EXERCISE = Below is some material; set it all down exactly, apart from the pictures.

Stored data entries =
____________
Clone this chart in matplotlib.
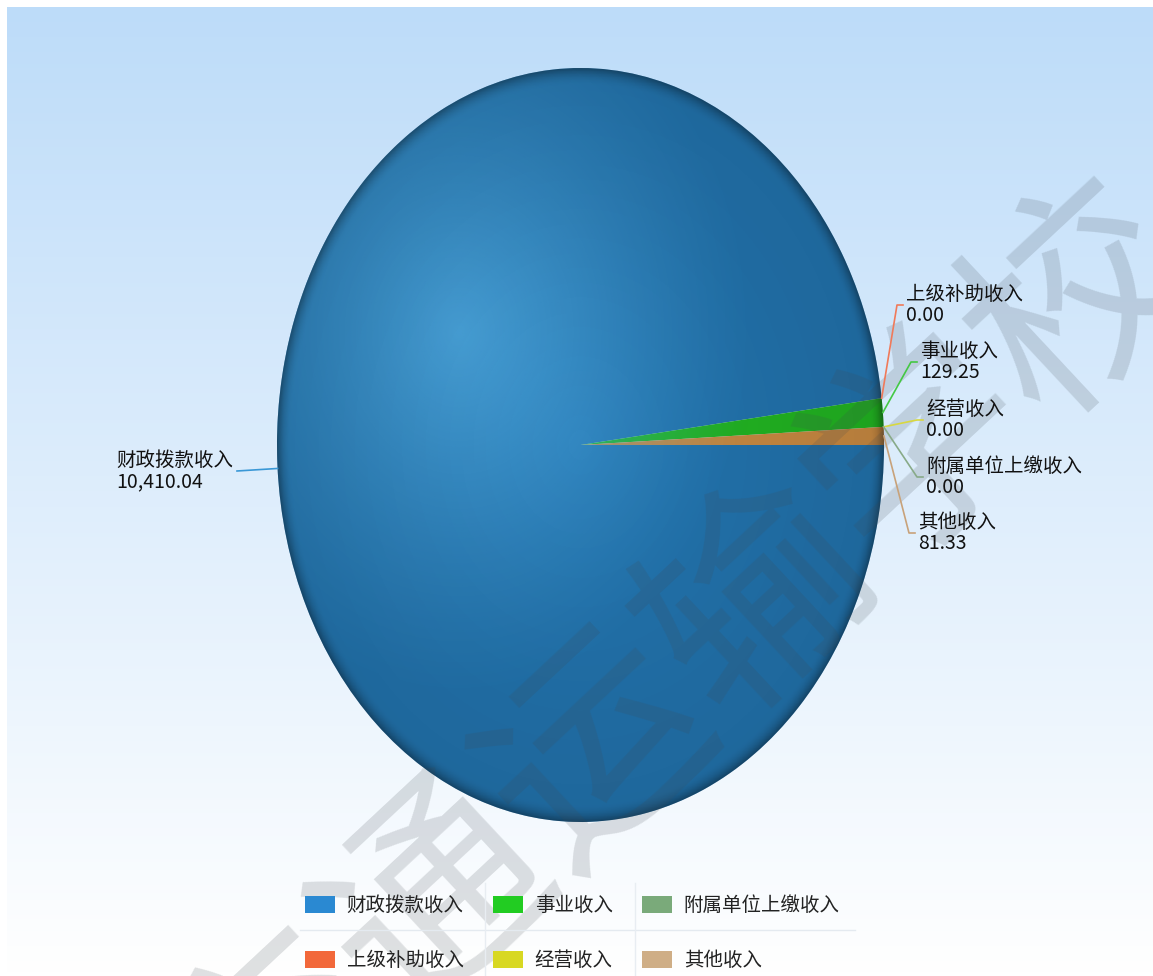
import numpy as np
import matplotlib
matplotlib.use("Agg")
import matplotlib.pyplot as plt
from matplotlib.patches import Circle, Patch

plt.rcParams["font.family"] = ["Noto Sans CJK SC", "DejaVu Sans"]

# data (order as in the source chart)
labels = ["财政拨款收入", "上级补助收入", "事业收入", "经营收入", "附属单位上缴收入", "其他收入"]
values = [10410.04, 0.00, 129.25, 0.00, 0.00, 81.33]

pie_colors = ["#2273ad", "#f26a3c", "#22b522", "#d6d61e", "#74a874", "#c98a42"]
legend_colors = ["#2a89d2", "#f2683a", "#22cc22", "#d8d822", "#7aaa7a", "#cfae86"]
line_colors = ["#3a98d6", "#f07a5a", "#44c844", "#d8d840", "#88aa88", "#c8a27a"]

# layout in pixels (figure is 1153 x 976, y measured from top)
W, H = 1153, 976
CX, CY, RX, RY = 580.5, 445.0, 303.5, 377.0
# elbow point of each leader line
elbows = [(237, 471), (897, 305), (911, 362), (917, 420), (917, 477), (909, 533)]

fig = plt.figure(figsize=(W / 100, H / 100), dpi=100)
fig.patch.set_facecolor("white")

# background gradient
bg = fig.add_axes([7 / W, 0, (W - 7) / W, (H - 7) / H])
top = np.array([189, 220, 249]) / 255
grad = np.linspace(0, 1, 256)[:, None, None]
bg.imshow(top * (1 - grad) + grad, aspect="auto", extent=[0, 1, 0, 1])
bg.axis("off")

# pie (stretched into an ellipse by the axes box)
ax = fig.add_axes([(CX - RX) / W, (H - CY - RY) / H, 2 * RX / W, 2 * RY / H])
wedges, _ = ax.pie(values, colors=pie_colors, startangle=0, counterclock=False,
                   radius=1, wedgeprops=dict(linewidth=0))
ax.set_aspect("auto")
ax.set_xlim(-1, 1)
ax.set_ylim(-1, 1)
ax.axis("off")

# shading: light spot upper left, darker rim
n = 500
xs = np.linspace(-1, 1, n)
X, Y = np.meshgrid(xs, xs[::-1])
R = np.hypot(X, Y)
D = np.hypot(X + 0.40, Y - 0.30)
light = np.zeros((n, n, 4))
light[..., :3] = np.array([80, 172, 228]) / 255
light[..., 3] = 0.85 * np.clip(1 - D / 1.0, 0, 1) ** 1.3
dark = np.zeros((n, n, 4))
dark[..., 3] = (0.10 * np.clip(R, 0, 1)
                + 0.30 * np.clip((R - 0.955) / 0.045, 0, 1) ** 2)
clip = Circle((0, 0), 1, transform=ax.transData)
for img in (light, dark):
    im = ax.imshow(img, extent=[-1, 1, -1, 1], aspect="auto", zorder=3)
    im.set_clip_path(clip)

# overlay in pixel coordinates for labels and watermark
ov = fig.add_axes([0, 0, 1, 1])
ov.set_xlim(0, W)
ov.set_ylim(H, 0)
ov.axis("off")

ov.text(680, 675, "交通运输学校", rotation=43, fontsize=158, color="#404850",
        alpha=0.17, ha="center", va="center", zorder=1)

# faint legend grid
ov.plot([300, 855], [930, 930], color="#e4eaf0", lw=1, zorder=1)
for gx in (485, 635):
    ov.plot([gx, gx], [883, 976], color="#e8edf2", lw=1, zorder=1)

for w, lab, val, col, (ex, ey) in zip(wedges, labels, values, line_colors, elbows):
    mid = np.deg2rad((w.theta1 + w.theta2) / 2)
    sx, sy = CX + RX * np.cos(mid), CY - RY * np.sin(mid)
    vtxt = f"{val:,.2f}"
    if ex < CX:
        ov.plot([sx, ex], [sy, ey], color=col, lw=1.2, zorder=2)
        ov.text(ex - 4, ey, lab + "\n" + vtxt, ha="right", va="center",
                multialignment="left", fontsize=14, color="#111111",
                linespacing=1.05, zorder=3)
    else:
        ov.plot([sx, ex, ex + 6], [sy, ey, ey], color=col, lw=1.2, zorder=2)
        ov.text(ex + 9, ey, lab + "\n" + vtxt, ha="left", va="center",
                fontsize=14, color="#111111", linespacing=1.05, zorder=3)

handles = [Patch(facecolor=c, edgecolor="none") for c in legend_colors]
fig.legend(handles, labels, ncol=3, loc="upper left",
           bbox_to_anchor=(305 / W, 1 - 895 / H), frameon=False, fontsize=14,
           handlelength=1.55, handleheight=1.0, handletextpad=0.6,
           columnspacing=1.5, labelspacing=1.76, borderpad=0, borderaxespad=0,
           labelcolor="#222222")

fig.savefig("out.png", dpi=100)
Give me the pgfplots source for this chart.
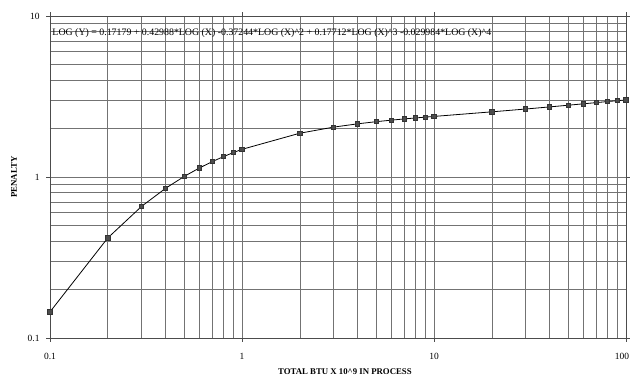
\documentclass[border=0pt]{standalone}
\usepackage{pgfplots}
\pgfplotsset{compat=1.18}
\usepackage{fontspec}
\setmainfont{Liberation Serif}
\begin{document}
\begin{tikzpicture}
\path[use as bounding box] (-50bp,-40bp) rectangle (580bp,338bp);
\begin{axis}[
 at={(0,0)}, anchor=south west,
 xmode=log, ymode=log,
 scale only axis, width=576bp, height=322bp,
 xmin=0.1, xmax=100, ymin=0.1, ymax=10,
 xtick={0.1,1,10,100}, xticklabels={0.1,1,10,\kern-8bp 100},
 ytick={0.1,1,10}, yticklabels={0.1,1,10},
 grid=both,
 major grid style={black!55, line width=0.6pt},
 minor grid style={black!55, line width=0.6pt},
 tick align=outside, major tick length=4bp, minor tick length=0pt,
 axis line style={black!70, line width=0.7pt},
 tick style={black!70, line width=0.6pt},
 xticklabel style={font=\fontsize{9.5}{10}\selectfont, yshift=-8bp},
 yticklabel style={font=\fontsize{9.5}{10}\selectfont, xshift=-3bp},
 clip=false,
]
\addplot[black, line width=0.8pt, mark=square*, mark size=2.2bp, mark options={fill=black!70, draw=black!80}] coordinates {
(0.1,0.1453) (0.2,0.4184) (0.3,0.6571) (0.4,0.8509) (0.5,1.0082) (0.6,1.1379) (0.7,1.2462) (0.8,1.3378) (0.9,1.4168)
(1,1.4853) (2,1.8707) (3,2.0408) (4,2.1394) (5,2.2060) (6,2.2554) (7,2.2944) (8,2.3266) (9,2.3543)
(10,2.3782) (20,2.5395) (30,2.6437) (40,2.7247) (50,2.7916) (60,2.8484) (70,2.8977) (80,2.9409) (90,2.9790) (100,3.0126)
};
\node[anchor=west, font=\fontsize{9.9}{10}\selectfont, inner sep=0pt] at (axis description cs:0.004,0.947) {LOG (Y) = 0.17179 + 0.42988*LOG (X) -0.37244*LOG (X)\textasciicircum 2 + 0.17712*LOG (X)\textasciicircum 3 -0.029984*LOG (X)\textasciicircum 4};
\node[font=\bfseries\fontsize{8.8}{10}\selectfont, inner sep=0pt] at (axis description cs:0.512,-0.1056) {TOTAL BTU X 10\textasciicircum 9 IN PROCESS};
\node[rotate=90, font=\bfseries\fontsize{8.8}{10}\selectfont, inner sep=0pt] at (axis description cs:-0.0625,0.5) {PENALTY};
\end{axis}
\end{tikzpicture}
\end{document}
____________
SOLUTION TO THIS PROBLEM =
Clone this chart in matplotlib.
import numpy as np
import matplotlib
matplotlib.use("Agg")
import matplotlib.pyplot as plt
from matplotlib.patches import Circle, Patch

plt.rcParams["font.family"] = ["Noto Sans CJK SC", "DejaVu Sans"]

# data (order as in the source chart)
labels = ["财政拨款收入", "上级补助收入", "事业收入", "经营收入", "附属单位上缴收入", "其他收入"]
values = [10410.04, 0.00, 129.25, 0.00, 0.00, 81.33]

pie_colors = ["#2273ad", "#f26a3c", "#22b522", "#d6d61e", "#74a874", "#c98a42"]
legend_colors = ["#2a89d2", "#f2683a", "#22cc22", "#d8d822", "#7aaa7a", "#cfae86"]
line_colors = ["#3a98d6", "#f07a5a", "#44c844", "#d8d840", "#88aa88", "#c8a27a"]

# layout in pixels (figure is 1153 x 976, y measured from top)
W, H = 1153, 976
CX, CY, RX, RY = 580.5, 445.0, 303.5, 377.0
# elbow point of each leader line
elbows = [(237, 471), (897, 305), (911, 362), (917, 420), (917, 477), (909, 533)]

fig = plt.figure(figsize=(W / 100, H / 100), dpi=100)
fig.patch.set_facecolor("white")

# background gradient
bg = fig.add_axes([7 / W, 0, (W - 7) / W, (H - 7) / H])
top = np.array([189, 220, 249]) / 255
grad = np.linspace(0, 1, 256)[:, None, None]
bg.imshow(top * (1 - grad) + grad, aspect="auto", extent=[0, 1, 0, 1])
bg.axis("off")

# pie (stretched into an ellipse by the axes box)
ax = fig.add_axes([(CX - RX) / W, (H - CY - RY) / H, 2 * RX / W, 2 * RY / H])
wedges, _ = ax.pie(values, colors=pie_colors, startangle=0, counterclock=False,
                   radius=1, wedgeprops=dict(linewidth=0))
ax.set_aspect("auto")
ax.set_xlim(-1, 1)
ax.set_ylim(-1, 1)
ax.axis("off")

# shading: light spot upper left, darker rim
n = 500
xs = np.linspace(-1, 1, n)
X, Y = np.meshgrid(xs, xs[::-1])
R = np.hypot(X, Y)
D = np.hypot(X + 0.40, Y - 0.30)
light = np.zeros((n, n, 4))
light[..., :3] = np.array([80, 172, 228]) / 255
light[..., 3] = 0.85 * np.clip(1 - D / 1.0, 0, 1) ** 1.3
dark = np.zeros((n, n, 4))
dark[..., 3] = (0.10 * np.clip(R, 0, 1)
                + 0.30 * np.clip((R - 0.955) / 0.045, 0, 1) ** 2)
clip = Circle((0, 0), 1, transform=ax.transData)
for img in (light, dark):
    im = ax.imshow(img, extent=[-1, 1, -1, 1], aspect="auto", zorder=3)
    im.set_clip_path(clip)

# overlay in pixel coordinates for labels and watermark
ov = fig.add_axes([0, 0, 1, 1])
ov.set_xlim(0, W)
ov.set_ylim(H, 0)
ov.axis("off")

ov.text(680, 675, "交通运输学校", rotation=43, fontsize=158, color="#404850",
        alpha=0.17, ha="center", va="center", zorder=1)

# faint legend grid
ov.plot([300, 855], [930, 930], color="#e4eaf0", lw=1, zorder=1)
for gx in (485, 635):
    ov.plot([gx, gx], [883, 976], color="#e8edf2", lw=1, zorder=1)

for w, lab, val, col, (ex, ey) in zip(wedges, labels, values, line_colors, elbows):
    mid = np.deg2rad((w.theta1 + w.theta2) / 2)
    sx, sy = CX + RX * np.cos(mid), CY - RY * np.sin(mid)
    vtxt = f"{val:,.2f}"
    if ex < CX:
        ov.plot([sx, ex], [sy, ey], color=col, lw=1.2, zorder=2)
        ov.text(ex - 4, ey, lab + "\n" + vtxt, ha="right", va="center",
                multialignment="left", fontsize=14, color="#111111",
                linespacing=1.05, zorder=3)
    else:
        ov.plot([sx, ex, ex + 6], [sy, ey, ey], color=col, lw=1.2, zorder=2)
        ov.text(ex + 9, ey, lab + "\n" + vtxt, ha="left", va="center",
                fontsize=14, color="#111111", linespacing=1.05, zorder=3)

handles = [Patch(facecolor=c, edgecolor="none") for c in legend_colors]
fig.legend(handles, labels, ncol=3, loc="upper left",
           bbox_to_anchor=(305 / W, 1 - 895 / H), frameon=False, fontsize=14,
           handlelength=1.55, handleheight=1.0, handletextpad=0.6,
           columnspacing=1.5, labelspacing=1.76, borderpad=0, borderaxespad=0,
           labelcolor="#222222")

fig.savefig("out.png", dpi=100)
Give me the pgfplots source for this chart.
\documentclass[border=0pt]{standalone}
\usepackage{pgfplots}
\pgfplotsset{compat=1.18}
\usepackage{fontspec}
\setmainfont{Liberation Serif}
\begin{document}
\begin{tikzpicture}
\path[use as bounding box] (-50bp,-40bp) rectangle (580bp,338bp);
\begin{axis}[
 at={(0,0)}, anchor=south west,
 xmode=log, ymode=log,
 scale only axis, width=576bp, height=322bp,
 xmin=0.1, xmax=100, ymin=0.1, ymax=10,
 xtick={0.1,1,10,100}, xticklabels={0.1,1,10,\kern-8bp 100},
 ytick={0.1,1,10}, yticklabels={0.1,1,10},
 grid=both,
 major grid style={black!55, line width=0.6pt},
 minor grid style={black!55, line width=0.6pt},
 tick align=outside, major tick length=4bp, minor tick length=0pt,
 axis line style={black!70, line width=0.7pt},
 tick style={black!70, line width=0.6pt},
 xticklabel style={font=\fontsize{9.5}{10}\selectfont, yshift=-8bp},
 yticklabel style={font=\fontsize{9.5}{10}\selectfont, xshift=-3bp},
 clip=false,
]
\addplot[black, line width=0.8pt, mark=square*, mark size=2.2bp, mark options={fill=black!70, draw=black!80}] coordinates {
(0.1,0.1453) (0.2,0.4184) (0.3,0.6571) (0.4,0.8509) (0.5,1.0082) (0.6,1.1379) (0.7,1.2462) (0.8,1.3378) (0.9,1.4168)
(1,1.4853) (2,1.8707) (3,2.0408) (4,2.1394) (5,2.2060) (6,2.2554) (7,2.2944) (8,2.3266) (9,2.3543)
(10,2.3782) (20,2.5395) (30,2.6437) (40,2.7247) (50,2.7916) (60,2.8484) (70,2.8977) (80,2.9409) (90,2.9790) (100,3.0126)
};
\node[anchor=west, font=\fontsize{9.9}{10}\selectfont, inner sep=0pt] at (axis description cs:0.004,0.947) {LOG (Y) = 0.17179 + 0.42988*LOG (X) -0.37244*LOG (X)\textasciicircum 2 + 0.17712*LOG (X)\textasciicircum 3 -0.029984*LOG (X)\textasciicircum 4};
\node[font=\bfseries\fontsize{8.8}{10}\selectfont, inner sep=0pt] at (axis description cs:0.512,-0.1056) {TOTAL BTU X 10\textasciicircum 9 IN PROCESS};
\node[rotate=90, font=\bfseries\fontsize{8.8}{10}\selectfont, inner sep=0pt] at (axis description cs:-0.0625,0.5) {PENALTY};
\end{axis}
\end{tikzpicture}
\end{document}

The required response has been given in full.